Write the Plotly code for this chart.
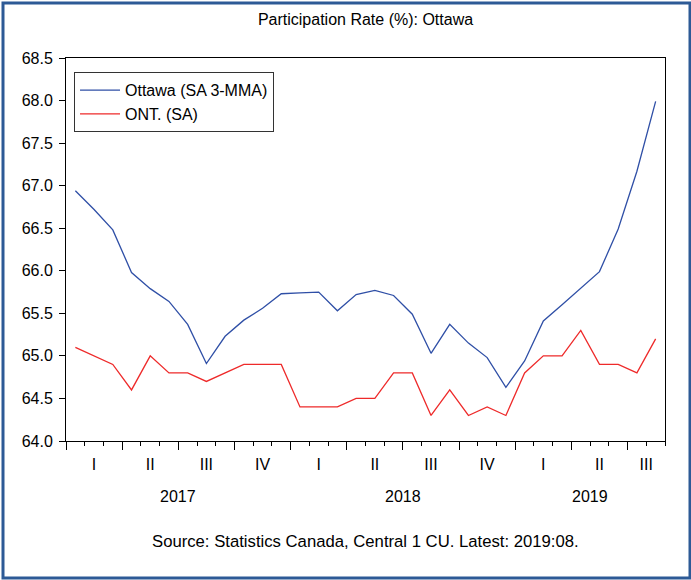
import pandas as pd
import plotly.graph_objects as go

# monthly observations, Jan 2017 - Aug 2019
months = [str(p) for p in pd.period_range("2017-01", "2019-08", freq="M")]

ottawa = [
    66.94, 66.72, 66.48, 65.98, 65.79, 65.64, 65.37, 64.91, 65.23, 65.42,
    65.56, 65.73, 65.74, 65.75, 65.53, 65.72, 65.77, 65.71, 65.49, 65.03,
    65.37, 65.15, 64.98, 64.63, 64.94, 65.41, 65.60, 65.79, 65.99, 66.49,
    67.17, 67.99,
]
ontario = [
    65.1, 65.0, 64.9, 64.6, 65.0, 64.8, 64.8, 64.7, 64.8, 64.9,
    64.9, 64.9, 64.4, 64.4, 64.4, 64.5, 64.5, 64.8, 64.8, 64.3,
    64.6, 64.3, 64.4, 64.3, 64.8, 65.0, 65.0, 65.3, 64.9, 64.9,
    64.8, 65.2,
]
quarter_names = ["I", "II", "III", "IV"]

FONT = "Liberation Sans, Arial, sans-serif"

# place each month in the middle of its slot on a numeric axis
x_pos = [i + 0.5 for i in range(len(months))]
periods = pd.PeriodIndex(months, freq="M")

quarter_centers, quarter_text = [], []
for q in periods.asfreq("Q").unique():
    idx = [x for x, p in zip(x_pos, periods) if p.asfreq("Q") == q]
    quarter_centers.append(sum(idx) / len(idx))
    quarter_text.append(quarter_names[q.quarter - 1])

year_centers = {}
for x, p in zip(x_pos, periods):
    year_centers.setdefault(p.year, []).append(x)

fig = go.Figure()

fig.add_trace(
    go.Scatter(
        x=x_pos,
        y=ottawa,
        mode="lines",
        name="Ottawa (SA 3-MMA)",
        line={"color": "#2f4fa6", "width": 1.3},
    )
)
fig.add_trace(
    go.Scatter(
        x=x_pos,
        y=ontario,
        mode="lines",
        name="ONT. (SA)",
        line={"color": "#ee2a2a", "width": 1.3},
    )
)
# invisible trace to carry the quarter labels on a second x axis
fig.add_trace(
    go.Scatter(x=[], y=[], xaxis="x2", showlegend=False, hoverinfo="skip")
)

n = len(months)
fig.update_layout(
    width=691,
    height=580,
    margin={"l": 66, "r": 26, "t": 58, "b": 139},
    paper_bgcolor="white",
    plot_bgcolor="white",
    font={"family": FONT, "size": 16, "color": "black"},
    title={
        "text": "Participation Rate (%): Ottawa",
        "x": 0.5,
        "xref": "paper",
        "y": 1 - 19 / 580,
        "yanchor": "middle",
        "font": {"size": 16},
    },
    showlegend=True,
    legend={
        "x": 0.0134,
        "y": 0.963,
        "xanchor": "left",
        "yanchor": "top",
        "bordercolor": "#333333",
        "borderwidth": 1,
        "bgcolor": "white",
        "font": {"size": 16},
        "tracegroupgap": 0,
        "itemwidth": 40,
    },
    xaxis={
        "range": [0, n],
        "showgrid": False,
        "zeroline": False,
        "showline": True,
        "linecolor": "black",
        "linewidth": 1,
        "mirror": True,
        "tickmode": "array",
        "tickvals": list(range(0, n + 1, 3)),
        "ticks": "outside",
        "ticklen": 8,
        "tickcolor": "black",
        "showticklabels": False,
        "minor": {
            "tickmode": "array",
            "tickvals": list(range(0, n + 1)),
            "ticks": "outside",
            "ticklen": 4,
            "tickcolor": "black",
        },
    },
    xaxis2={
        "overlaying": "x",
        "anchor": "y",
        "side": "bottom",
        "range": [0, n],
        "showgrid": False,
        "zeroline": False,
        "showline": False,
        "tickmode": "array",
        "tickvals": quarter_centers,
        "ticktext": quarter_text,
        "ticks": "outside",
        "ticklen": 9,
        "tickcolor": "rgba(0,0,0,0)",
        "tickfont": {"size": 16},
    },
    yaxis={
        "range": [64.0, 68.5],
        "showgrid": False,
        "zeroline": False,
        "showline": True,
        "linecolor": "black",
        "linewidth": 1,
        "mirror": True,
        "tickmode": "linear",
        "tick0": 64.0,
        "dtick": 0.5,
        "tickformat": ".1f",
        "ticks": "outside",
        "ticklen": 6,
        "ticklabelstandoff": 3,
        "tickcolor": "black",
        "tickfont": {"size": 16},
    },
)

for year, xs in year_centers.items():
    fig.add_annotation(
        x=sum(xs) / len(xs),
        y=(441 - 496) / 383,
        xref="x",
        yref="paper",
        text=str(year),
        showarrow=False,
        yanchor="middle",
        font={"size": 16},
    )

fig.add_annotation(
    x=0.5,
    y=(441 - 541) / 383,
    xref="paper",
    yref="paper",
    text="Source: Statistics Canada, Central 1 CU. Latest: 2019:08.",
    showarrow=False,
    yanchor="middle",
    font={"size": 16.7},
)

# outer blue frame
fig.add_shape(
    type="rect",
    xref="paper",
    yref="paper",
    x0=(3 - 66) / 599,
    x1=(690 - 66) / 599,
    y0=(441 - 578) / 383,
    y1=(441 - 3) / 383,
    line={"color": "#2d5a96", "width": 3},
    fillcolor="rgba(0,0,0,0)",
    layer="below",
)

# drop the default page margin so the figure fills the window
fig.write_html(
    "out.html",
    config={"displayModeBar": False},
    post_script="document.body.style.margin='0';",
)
---
- JOB -
Images in the data above are to be skipped. Retype all other material exactly.

- OUTPUT FOR THIS EXERCISE -
Write the Plotly code for this chart.
import pandas as pd
import plotly.graph_objects as go

# monthly observations, Jan 2017 - Aug 2019
months = [str(p) for p in pd.period_range("2017-01", "2019-08", freq="M")]

ottawa = [
    66.94, 66.72, 66.48, 65.98, 65.79, 65.64, 65.37, 64.91, 65.23, 65.42,
    65.56, 65.73, 65.74, 65.75, 65.53, 65.72, 65.77, 65.71, 65.49, 65.03,
    65.37, 65.15, 64.98, 64.63, 64.94, 65.41, 65.60, 65.79, 65.99, 66.49,
    67.17, 67.99,
]
ontario = [
    65.1, 65.0, 64.9, 64.6, 65.0, 64.8, 64.8, 64.7, 64.8, 64.9,
    64.9, 64.9, 64.4, 64.4, 64.4, 64.5, 64.5, 64.8, 64.8, 64.3,
    64.6, 64.3, 64.4, 64.3, 64.8, 65.0, 65.0, 65.3, 64.9, 64.9,
    64.8, 65.2,
]
quarter_names = ["I", "II", "III", "IV"]

FONT = "Liberation Sans, Arial, sans-serif"

# place each month in the middle of its slot on a numeric axis
x_pos = [i + 0.5 for i in range(len(months))]
periods = pd.PeriodIndex(months, freq="M")

quarter_centers, quarter_text = [], []
for q in periods.asfreq("Q").unique():
    idx = [x for x, p in zip(x_pos, periods) if p.asfreq("Q") == q]
    quarter_centers.append(sum(idx) / len(idx))
    quarter_text.append(quarter_names[q.quarter - 1])

year_centers = {}
for x, p in zip(x_pos, periods):
    year_centers.setdefault(p.year, []).append(x)

fig = go.Figure()

fig.add_trace(
    go.Scatter(
        x=x_pos,
        y=ottawa,
        mode="lines",
        name="Ottawa (SA 3-MMA)",
        line={"color": "#2f4fa6", "width": 1.3},
    )
)
fig.add_trace(
    go.Scatter(
        x=x_pos,
        y=ontario,
        mode="lines",
        name="ONT. (SA)",
        line={"color": "#ee2a2a", "width": 1.3},
    )
)
# invisible trace to carry the quarter labels on a second x axis
fig.add_trace(
    go.Scatter(x=[], y=[], xaxis="x2", showlegend=False, hoverinfo="skip")
)

n = len(months)
fig.update_layout(
    width=691,
    height=580,
    margin={"l": 66, "r": 26, "t": 58, "b": 139},
    paper_bgcolor="white",
    plot_bgcolor="white",
    font={"family": FONT, "size": 16, "color": "black"},
    title={
        "text": "Participation Rate (%): Ottawa",
        "x": 0.5,
        "xref": "paper",
        "y": 1 - 19 / 580,
        "yanchor": "middle",
        "font": {"size": 16},
    },
    showlegend=True,
    legend={
        "x": 0.0134,
        "y": 0.963,
        "xanchor": "left",
        "yanchor": "top",
        "bordercolor": "#333333",
        "borderwidth": 1,
        "bgcolor": "white",
        "font": {"size": 16},
        "tracegroupgap": 0,
        "itemwidth": 40,
    },
    xaxis={
        "range": [0, n],
        "showgrid": False,
        "zeroline": False,
        "showline": True,
        "linecolor": "black",
        "linewidth": 1,
        "mirror": True,
        "tickmode": "array",
        "tickvals": list(range(0, n + 1, 3)),
        "ticks": "outside",
        "ticklen": 8,
        "tickcolor": "black",
        "showticklabels": False,
        "minor": {
            "tickmode": "array",
            "tickvals": list(range(0, n + 1)),
            "ticks": "outside",
            "ticklen": 4,
            "tickcolor": "black",
        },
    },
    xaxis2={
        "overlaying": "x",
        "anchor": "y",
        "side": "bottom",
        "range": [0, n],
        "showgrid": False,
        "zeroline": False,
        "showline": False,
        "tickmode": "array",
        "tickvals": quarter_centers,
        "ticktext": quarter_text,
        "ticks": "outside",
        "ticklen": 9,
        "tickcolor": "rgba(0,0,0,0)",
        "tickfont": {"size": 16},
    },
    yaxis={
        "range": [64.0, 68.5],
        "showgrid": False,
        "zeroline": False,
        "showline": True,
        "linecolor": "black",
        "linewidth": 1,
        "mirror": True,
        "tickmode": "linear",
        "tick0": 64.0,
        "dtick": 0.5,
        "tickformat": ".1f",
        "ticks": "outside",
        "ticklen": 6,
        "ticklabelstandoff": 3,
        "tickcolor": "black",
        "tickfont": {"size": 16},
    },
)

for year, xs in year_centers.items():
    fig.add_annotation(
        x=sum(xs) / len(xs),
        y=(441 - 496) / 383,
        xref="x",
        yref="paper",
        text=str(year),
        showarrow=False,
        yanchor="middle",
        font={"size": 16},
    )

fig.add_annotation(
    x=0.5,
    y=(441 - 541) / 383,
    xref="paper",
    yref="paper",
    text="Source: Statistics Canada, Central 1 CU. Latest: 2019:08.",
    showarrow=False,
    yanchor="middle",
    font={"size": 16.7},
)

# outer blue frame
fig.add_shape(
    type="rect",
    xref="paper",
    yref="paper",
    x0=(3 - 66) / 599,
    x1=(690 - 66) / 599,
    y0=(441 - 578) / 383,
    y1=(441 - 3) / 383,
    line={"color": "#2d5a96", "width": 3},
    fillcolor="rgba(0,0,0,0)",
    layer="below",
)

# drop the default page margin so the figure fills the window
fig.write_html(
    "out.html",
    config={"displayModeBar": False},
    post_script="document.body.style.margin='0';",
)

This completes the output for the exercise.